Let’s get back to basics. State law that created counties describes such as “formed for the purpose of exercising such powers and discharging such duties of local government and administration of public affairs as may be imposed or conferred upon it by law.” Pretty work-a-day, as it should be.

So what are the county reps doing trying to come up with a statement telling the world how ALL 59,493 of us think about the sorry happenings of Jan. 6?

Happily, they couldn’t agree.

The Democrats’ resolution, proposed by Andrew Stammel, D-Oneonta, declares the county board “condemns the violent insurrection that occurred at the U.S. Capitol and the incitement that led up to it.”

The Republicans’ counter-resolution, proposed by Republicans Ed Frazier, Unadilla, and Dan Wilber, Burlington, declares the county board condemns the insurrection, but also “the violent riots through the country and the continuing commentary that serves to offer justifications for that which is indefensible.”

Danny Lapin, D-Oneonta, called the GOP resolution “false equivalency.” Fair ‘nuff.

Wilber said, “You need to recognize that it’s all connected. We have an anger problem in this country that needs to be addressed. Both sides of the aisle need to tone it down.” Fair ‘nuff.

Since both resolutions were filed late, each required a two-thirds majority to pass. Both failed to reach that mark.

All Democrats voted for theirs. All Republicans voted for theirs. (The board’s sole Conservative, Meg Kennedy, voted aye on both.)

County Board chairman David Bliss referred the matter to Kennedy’s Admin Committee for further cerebration. Please, don’t. Let it drop. It just not the county board’s business.

If the county Democratic or Republican county committees are driven to issue such a declaration, go for it. Don’t speak for all of us.

Same goes for the “Trump 2024” billboard: Towns are defined as “municipal corporations,” to get things done, not to tell us what to think.

Obviously whoever paid for the billboard on Route 28 across from Wood Bull Antiques was trying to be provocative which, short of inciting violence, isn’t against any law we’re aware of.

To some, sure, the sign is like nails scratching on a blackboard. Those of contrary view no doubt are chuckling about the whole dust-up.

It turns out two town Planning Board members, according to Village Mayor Brian Pokorny, approached him a few weeks ago, saying the town would fine the village if the billboard isn’t removed. (The billboard is in the town, but on land owned by the village.)

It turns out, the town Planning Board doesn’t have jurisdiction to levy any fines. The town Zoning Board of Appeals may, but ZBA Chairman Al Bullard doesn’t seem inclined to take it up.

“It sounds like a Democratic plot,” he said, adding the town law governing political signs was intended to prevent “those little signs you put on your front lawn” from staying there forever.

The point is, why is the town getting involved in thought control at all? If people object to the billboard, take up a collection and put up a “Never Trump” billboard down the road.
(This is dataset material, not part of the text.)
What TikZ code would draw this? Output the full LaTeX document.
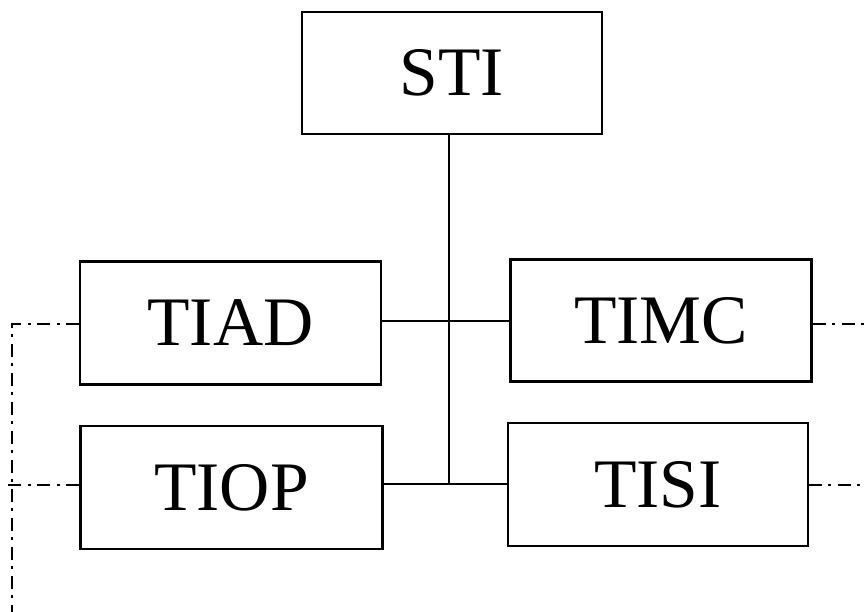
\documentclass[tikz,border=0pt]{standalone}
\usepackage{fontspec}
\setmainfont{Liberation Serif}
\begin{document}
\begin{tikzpicture}[x=1pt,y=-1pt,
  boxnode/.style={draw,line width=2.4pt,minimum width=#1,inner sep=0pt,font=\fontsize{69.5}{72}\selectfont},
  conn/.style={line width=2pt},
  dashdot/.style={line width=1.9pt,dash pattern=on 13pt off 6pt on 3pt off 7pt}]
\useasboundingbox (0,0) rectangle (867,612);
\node[boxnode=300pt,minimum height=122pt] (sti) at (452,73) {STI};
\node[boxnode=301pt,minimum height=123pt] (tiad) at (230.5,323) {TIAD};
\node[boxnode=301pt,minimum height=122pt] (timc) at (661,320.5) {TIMC};
\node[boxnode=302pt,minimum height=123pt] (tiop) at (231.5,487.5) {TIOP};
\node[boxnode=300pt,minimum height=123pt] (tisi) at (658,484.5) {TISI};
\coordinate (tb) at (449,484);
\coordinate (lt) at (12,324);
\coordinate (lb) at (12,612);
\coordinate (lm) at (7,485);
\coordinate (rt) at (867,324);
\coordinate (rb) at (867,485);
\draw[conn] (sti.south -| tb) -- (tb);
\draw[conn] (tiad.east |- 0,321) -- (timc.west |- 0,321);
\draw[conn] (tiop.east |- tb) -- (tisi.west |- tb);
\draw[dashdot] (tiad.west |- lt) -- (lt) -- (lb);
\draw[dashdot] (tiop.west |- lm) -- (lm);
\draw[dashdot] (timc.east |- rt) -- (rt);
\draw[dashdot] (tisi.east |- rb) -- (rb);
\end{tikzpicture}
\end{document}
(Incidentally, the contract runs out in April, and Rome Sign Co. said another business has picked up the contract; “Trump 2024 should be coming down.”)

Milford’s Mayor Pokorny perhaps said it best: “In this world today, no one’s going to agree on politics. I just want to protect the rights we do have and go about it the right way.”

Please, oh government leaders, protect our rights to think as we will. Keep the roads paved, etc., and leave it at that.